The listing below must be repeated word for word, with its images excluded.

Figure scripts:
start

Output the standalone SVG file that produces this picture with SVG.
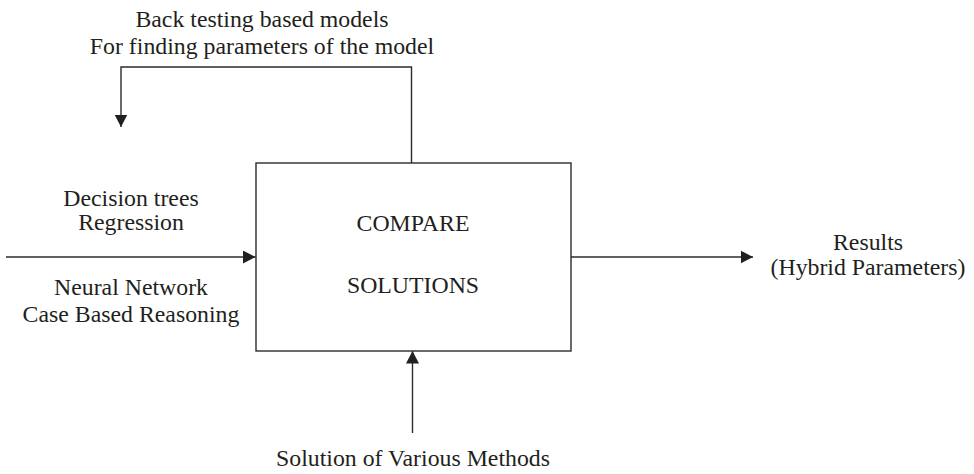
<svg xmlns="http://www.w3.org/2000/svg" width="974" height="474" viewBox="0 0 974 474">
<style>
text{font-family:"Liberation Serif","Times New Roman",serif;font-size:23.8px;fill:#231f20;text-anchor:middle}
.ln{stroke:#2b2b2b;stroke-width:1.4;fill:none}
</style>
<defs>
<marker id="ah" markerWidth="13" markerHeight="13" refX="12.5" refY="6.5" orient="auto" markerUnits="userSpaceOnUse" viewBox="0 0 13 13">
<path d="M0,0 L12.5,6.5 L0,13 z" fill="#231f20"/>
</marker>
</defs>
<g id="connectors">
<path class="ln" d="M411.5,163 V67 H121 V127" marker-end="url(#ah)"/>
<path class="ln" d="M6,257 H255.5" marker-end="url(#ah)"/>
<path class="ln" d="M571,257 H753" marker-end="url(#ah)"/>
<path class="ln" d="M412.5,433 V351" marker-end="url(#ah)"/>
</g>
<g id="compare">
<rect class="ln" x="256" y="163" width="315" height="188"/>
<text x="413" y="231">COMPARE</text>
<text x="413" y="293">SOLUTIONS</text>
</g>
<g id="backtesting">
<text x="262" y="27">Back testing based models</text>
<text x="262" y="54">For finding parameters of the model</text>
</g>
<g id="methods-top">
<text x="131" y="206">Decision trees</text>
<text x="131" y="230">Regression</text>
</g>
<g id="methods-bottom">
<text x="131" y="295">Neural Network</text>
<text x="131" y="322">Case Based Reasoning</text>
</g>
<g id="results">
<text x="868" y="250">Results</text>
<text x="868" y="275">(Hybrid Parameters)</text>
</g>
<g id="solution">
<text x="413" y="466">Solution of Various Methods</text>
</g>
</svg>
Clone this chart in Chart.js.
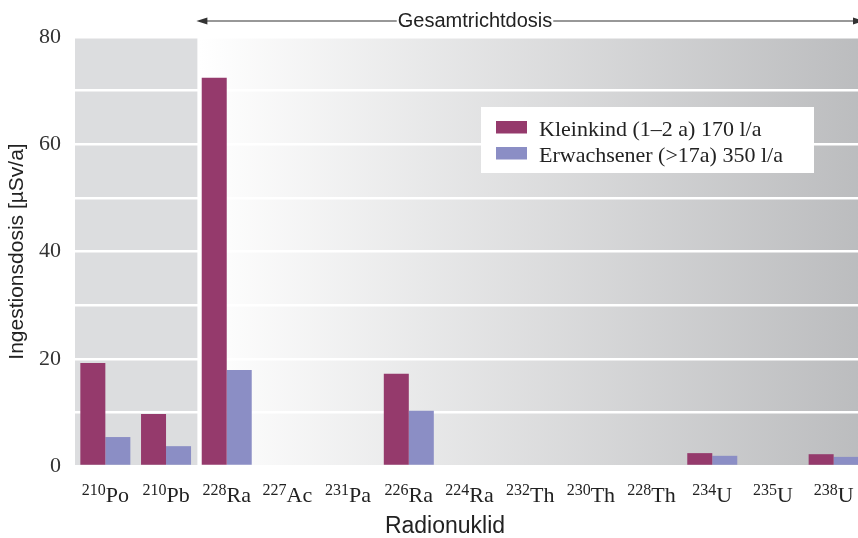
<!DOCTYPE html>
<html>
<head>
<meta charset="utf-8">
<script src="https://cdn.jsdelivr.net/npm/chart.js@4"></script>
<style>
html, body { margin: 0; padding: 0; overflow: hidden; background: #fff; }
</style>
</head>
<body>
<canvas id="doseChart" width="866" height="538"></canvas>
<script>
// --- Daten ---
const massNumbers = ['210', '210', '228', '227', '231', '226', '224', '232', '230', '228', '234', '235', '238'];
const elements = ['Po', 'Pb', 'Ra', 'Ac', 'Pa', 'Ra', 'Ra', 'Th', 'Th', 'Th', 'U', 'U', 'U'];
const kleinkind = [19.2, 9.7, 72.4, 0, 0, 17.2, 0, 0, 0, 0, 2.4, 0, 2.2];
const erwachsener = [5.4, 3.7, 17.9, 0, 0, 10.3, 0, 0, 0, 0, 1.9, 0, 1.7];
const yTicks = [0, 20, 40, 60, 80];
const seriesNames = ['Kleinkind (1–2 a) 170 l/a', 'Erwachsener (>17a) 350 l/a'];
const seriesColors = ['#953a6c', '#8b8ec5'];

const serif = "'Liberation Serif', 'DejaVu Serif', serif";
const sans = "'Liberation Sans', Arial, sans-serif";

function splitX(chart) {
  const x = chart.scales.x;
  return (x.getPixelForValue(1) + x.getPixelForValue(2)) / 2;
}

// grauer Block + Verlauf hinter dem Diagramm
const hintergrund = {
  id: 'hintergrund',
  beforeDraw(chart) {
    const { ctx, chartArea: a } = chart;
    const s = splitX(chart);
    ctx.save();
    ctx.fillStyle = '#dcdddf';
    ctx.fillRect(a.left, a.top, s + 1 - a.left, a.bottom - a.top);
    const g = ctx.createLinearGradient(s + 3, 0, a.right, 0);
    g.addColorStop(0, '#ffffff');
    g.addColorStop(1, '#bbbcbe');
    ctx.fillStyle = g;
    ctx.fillRect(s + 3, a.top, a.right - s - 3, a.bottom - a.top);
    ctx.restore();
  }
};

// Legende, Pfeil, Achsenbeschriftung
const beschriftung = {
  id: 'beschriftung',
  afterDraw(chart) {
    const { ctx, chartArea: a, scales: { x } } = chart;
    const s = splitX(chart);
    ctx.save();

    // Legende
    ctx.fillStyle = '#fff';
    ctx.fillRect(481, 107, 333, 66);
    ctx.font = '22px ' + serif;
    ctx.textBaseline = 'alphabetic';
    chart.data.datasets.forEach((ds, i) => {
      ctx.fillStyle = ds.backgroundColor;
      ctx.fillRect(496, 121 + i * 26, 31, 12.5);
      ctx.fillStyle = '#222';
      ctx.fillText(ds.label, 539, 136 + i * 26);
    });

    // Gesamtrichtdosis-Pfeil
    const y0 = 21;
    ctx.font = '20px ' + sans;
    const txt = 'Gesamtrichtdosis';
    const tw = ctx.measureText(txt).width;
    const tx = 475 - tw / 2;
    ctx.fillStyle = '#222';
    ctx.fillText(txt, tx, 27);
    ctx.strokeStyle = '#333';
    ctx.lineWidth = 1.2;
    ctx.beginPath();
    ctx.moveTo(s + 8, y0); ctx.lineTo(tx - 1, y0);
    ctx.moveTo(tx + tw + 1, y0); ctx.lineTo(a.right - 8, y0);
    ctx.stroke();
    ctx.fillStyle = '#333';
    ctx.beginPath();
    ctx.moveTo(s, y0); ctx.lineTo(s + 11, y0 - 3.5); ctx.lineTo(s + 11, y0 + 3.5); ctx.closePath();
    ctx.moveTo(a.right, y0); ctx.lineTo(a.right - 11, y0 - 3.5); ctx.lineTo(a.right - 11, y0 + 3.5); ctx.closePath();
    ctx.fill();

    // x-Beschriftung mit hochgestellter Massenzahl
    ctx.fillStyle = '#222';
    massNumbers.forEach((m, i) => {
      ctx.font = '16px ' + serif;
      const w1 = ctx.measureText(m).width;
      ctx.font = '22px ' + serif;
      const w2 = ctx.measureText(elements[i]).width;
      const left = x.getPixelForValue(i) - (w1 + w2) / 2;
      ctx.font = '16px ' + serif;
      ctx.fillText(m, left, 495);
      ctx.font = '22px ' + serif;
      ctx.fillText(elements[i], left + w1, 502);
    });

    // x-Titel
    ctx.font = '23px ' + sans;
    ctx.textAlign = 'center';
    ctx.fillStyle = '#222';
    ctx.fillText('Radionuklid', 445, 533);
    ctx.restore();
  }
};

const ctx = document.getElementById('doseChart').getContext('2d');
new Chart(ctx, {
  type: 'bar',
  data: {
    labels: elements.map((e, i) => massNumbers[i] + e),
    datasets: [
      { label: seriesNames[0], data: kleinkind, backgroundColor: seriesColors[0] },
      { label: seriesNames[1], data: erwachsener, backgroundColor: seriesColors[1] }
    ]
  },
  options: {
    responsive: false,
    animation: false,
    layout: { padding: { top: 37, right: 2, left: 0, bottom: 0 } },
    datasets: { bar: { barPercentage: 1, categoryPercentage: 0.824, borderWidth: 0 } },
    plugins: {
      legend: { display: false },
      tooltip: { enabled: false }
    },
    scales: {
      x: {
        ticks: { display: false },
        grid: { display: false },
        border: { display: false },
        afterFit: s => { s.height = 72; }
      },
      y: {
        min: 0,
        max: 80,
        ticks: {
          stepSize: 10,
          padding: 14,
          color: '#333',
          font: { family: serif, size: 22 },
          callback: v => yTicks.includes(v) ? v : ''
        },
        grid: { color: '#ffffff', lineWidth: 2.5, drawTicks: false },
        border: { display: false },
        title: {
          display: true,
          text: 'Ingestionsdosis [µSv/a]',
          color: '#222',
          font: { family: sans, size: 21 },
          padding: { top: 5 }
        },
        afterFit: s => { s.width = 75; }
      }
    }
  },
  plugins: [hintergrund, beschriftung]
});
</script>
</body>
</html>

end

SOLUTION TO THIS EXERCISE |
Output the standalone SVG file that produces this picture with SVG.
<svg xmlns="http://www.w3.org/2000/svg" width="974" height="474" viewBox="0 0 974 474">
<style>
text{font-family:"Liberation Serif","Times New Roman",serif;font-size:23.8px;fill:#231f20;text-anchor:middle}
.ln{stroke:#2b2b2b;stroke-width:1.4;fill:none}
</style>
<defs>
<marker id="ah" markerWidth="13" markerHeight="13" refX="12.5" refY="6.5" orient="auto" markerUnits="userSpaceOnUse" viewBox="0 0 13 13">
<path d="M0,0 L12.5,6.5 L0,13 z" fill="#231f20"/>
</marker>
</defs>
<g id="connectors">
<path class="ln" d="M411.5,163 V67 H121 V127" marker-end="url(#ah)"/>
<path class="ln" d="M6,257 H255.5" marker-end="url(#ah)"/>
<path class="ln" d="M571,257 H753" marker-end="url(#ah)"/>
<path class="ln" d="M412.5,433 V351" marker-end="url(#ah)"/>
</g>
<g id="compare">
<rect class="ln" x="256" y="163" width="315" height="188"/>
<text x="413" y="231">COMPARE</text>
<text x="413" y="293">SOLUTIONS</text>
</g>
<g id="backtesting">
<text x="262" y="27">Back testing based models</text>
<text x="262" y="54">For finding parameters of the model</text>
</g>
<g id="methods-top">
<text x="131" y="206">Decision trees</text>
<text x="131" y="230">Regression</text>
</g>
<g id="methods-bottom">
<text x="131" y="295">Neural Network</text>
<text x="131" y="322">Case Based Reasoning</text>
</g>
<g id="results">
<text x="868" y="250">Results</text>
<text x="868" y="275">(Hybrid Parameters)</text>
</g>
<g id="solution">
<text x="413" y="466">Solution of Various Methods</text>
</g>
</svg>
Clone this chart in Chart.js.
<!DOCTYPE html>
<html>
<head>
<meta charset="utf-8">
<script src="https://cdn.jsdelivr.net/npm/chart.js@4"></script>
<style>
html, body { margin: 0; padding: 0; overflow: hidden; background: #fff; }
</style>
</head>
<body>
<canvas id="doseChart" width="866" height="538"></canvas>
<script>
// --- Daten ---
const massNumbers = ['210', '210', '228', '227', '231', '226', '224', '232', '230', '228', '234', '235', '238'];
const elements = ['Po', 'Pb', 'Ra', 'Ac', 'Pa', 'Ra', 'Ra', 'Th', 'Th', 'Th', 'U', 'U', 'U'];
const kleinkind = [19.2, 9.7, 72.4, 0, 0, 17.2, 0, 0, 0, 0, 2.4, 0, 2.2];
const erwachsener = [5.4, 3.7, 17.9, 0, 0, 10.3, 0, 0, 0, 0, 1.9, 0, 1.7];
const yTicks = [0, 20, 40, 60, 80];
const seriesNames = ['Kleinkind (1–2 a) 170 l/a', 'Erwachsener (>17a) 350 l/a'];
const seriesColors = ['#953a6c', '#8b8ec5'];

const serif = "'Liberation Serif', 'DejaVu Serif', serif";
const sans = "'Liberation Sans', Arial, sans-serif";

function splitX(chart) {
  const x = chart.scales.x;
  return (x.getPixelForValue(1) + x.getPixelForValue(2)) / 2;
}

// grauer Block + Verlauf hinter dem Diagramm
const hintergrund = {
  id: 'hintergrund',
  beforeDraw(chart) {
    const { ctx, chartArea: a } = chart;
    const s = splitX(chart);
    ctx.save();
    ctx.fillStyle = '#dcdddf';
    ctx.fillRect(a.left, a.top, s + 1 - a.left, a.bottom - a.top);
    const g = ctx.createLinearGradient(s + 3, 0, a.right, 0);
    g.addColorStop(0, '#ffffff');
    g.addColorStop(1, '#bbbcbe');
    ctx.fillStyle = g;
    ctx.fillRect(s + 3, a.top, a.right - s - 3, a.bottom - a.top);
    ctx.restore();
  }
};

// Legende, Pfeil, Achsenbeschriftung
const beschriftung = {
  id: 'beschriftung',
  afterDraw(chart) {
    const { ctx, chartArea: a, scales: { x } } = chart;
    const s = splitX(chart);
    ctx.save();

    // Legende
    ctx.fillStyle = '#fff';
    ctx.fillRect(481, 107, 333, 66);
    ctx.font = '22px ' + serif;
    ctx.textBaseline = 'alphabetic';
    chart.data.datasets.forEach((ds, i) => {
      ctx.fillStyle = ds.backgroundColor;
      ctx.fillRect(496, 121 + i * 26, 31, 12.5);
      ctx.fillStyle = '#222';
      ctx.fillText(ds.label, 539, 136 + i * 26);
    });

    // Gesamtrichtdosis-Pfeil
    const y0 = 21;
    ctx.font = '20px ' + sans;
    const txt = 'Gesamtrichtdosis';
    const tw = ctx.measureText(txt).width;
    const tx = 475 - tw / 2;
    ctx.fillStyle = '#222';
    ctx.fillText(txt, tx, 27);
    ctx.strokeStyle = '#333';
    ctx.lineWidth = 1.2;
    ctx.beginPath();
    ctx.moveTo(s + 8, y0); ctx.lineTo(tx - 1, y0);
    ctx.moveTo(tx + tw + 1, y0); ctx.lineTo(a.right - 8, y0);
    ctx.stroke();
    ctx.fillStyle = '#333';
    ctx.beginPath();
    ctx.moveTo(s, y0); ctx.lineTo(s + 11, y0 - 3.5); ctx.lineTo(s + 11, y0 + 3.5); ctx.closePath();
    ctx.moveTo(a.right, y0); ctx.lineTo(a.right - 11, y0 - 3.5); ctx.lineTo(a.right - 11, y0 + 3.5); ctx.closePath();
    ctx.fill();

    // x-Beschriftung mit hochgestellter Massenzahl
    ctx.fillStyle = '#222';
    massNumbers.forEach((m, i) => {
      ctx.font = '16px ' + serif;
      const w1 = ctx.measureText(m).width;
      ctx.font = '22px ' + serif;
      const w2 = ctx.measureText(elements[i]).width;
      const left = x.getPixelForValue(i) - (w1 + w2) / 2;
      ctx.font = '16px ' + serif;
      ctx.fillText(m, left, 495);
      ctx.font = '22px ' + serif;
      ctx.fillText(elements[i], left + w1, 502);
    });

    // x-Titel
    ctx.font = '23px ' + sans;
    ctx.textAlign = 'center';
    ctx.fillStyle = '#222';
    ctx.fillText('Radionuklid', 445, 533);
    ctx.restore();
  }
};

const ctx = document.getElementById('doseChart').getContext('2d');
new Chart(ctx, {
  type: 'bar',
  data: {
    labels: elements.map((e, i) => massNumbers[i] + e),
    datasets: [
      { label: seriesNames[0], data: kleinkind, backgroundColor: seriesColors[0] },
      { label: seriesNames[1], data: erwachsener, backgroundColor: seriesColors[1] }
    ]
  },
  options: {
    responsive: false,
    animation: false,
    layout: { padding: { top: 37, right: 2, left: 0, bottom: 0 } },
    datasets: { bar: { barPercentage: 1, categoryPercentage: 0.824, borderWidth: 0 } },
    plugins: {
      legend: { display: false },
      tooltip: { enabled: false }
    },
    scales: {
      x: {
        ticks: { display: false },
        grid: { display: false },
        border: { display: false },
        afterFit: s => { s.height = 72; }
      },
      y: {
        min: 0,
        max: 80,
        ticks: {
          stepSize: 10,
          padding: 14,
          color: '#333',
          font: { family: serif, size: 22 },
          callback: v => yTicks.includes(v) ? v : ''
        },
        grid: { color: '#ffffff', lineWidth: 2.5, drawTicks: false },
        border: { display: false },
        title: {
          display: true,
          text: 'Ingestionsdosis [µSv/a]',
          color: '#222',
          font: { family: sans, size: 21 },
          padding: { top: 5 }
        },
        afterFit: s => { s.width = 75; }
      }
    }
  },
  plugins: [hintergrund, beschriftung]
});
</script>
</body>
</html>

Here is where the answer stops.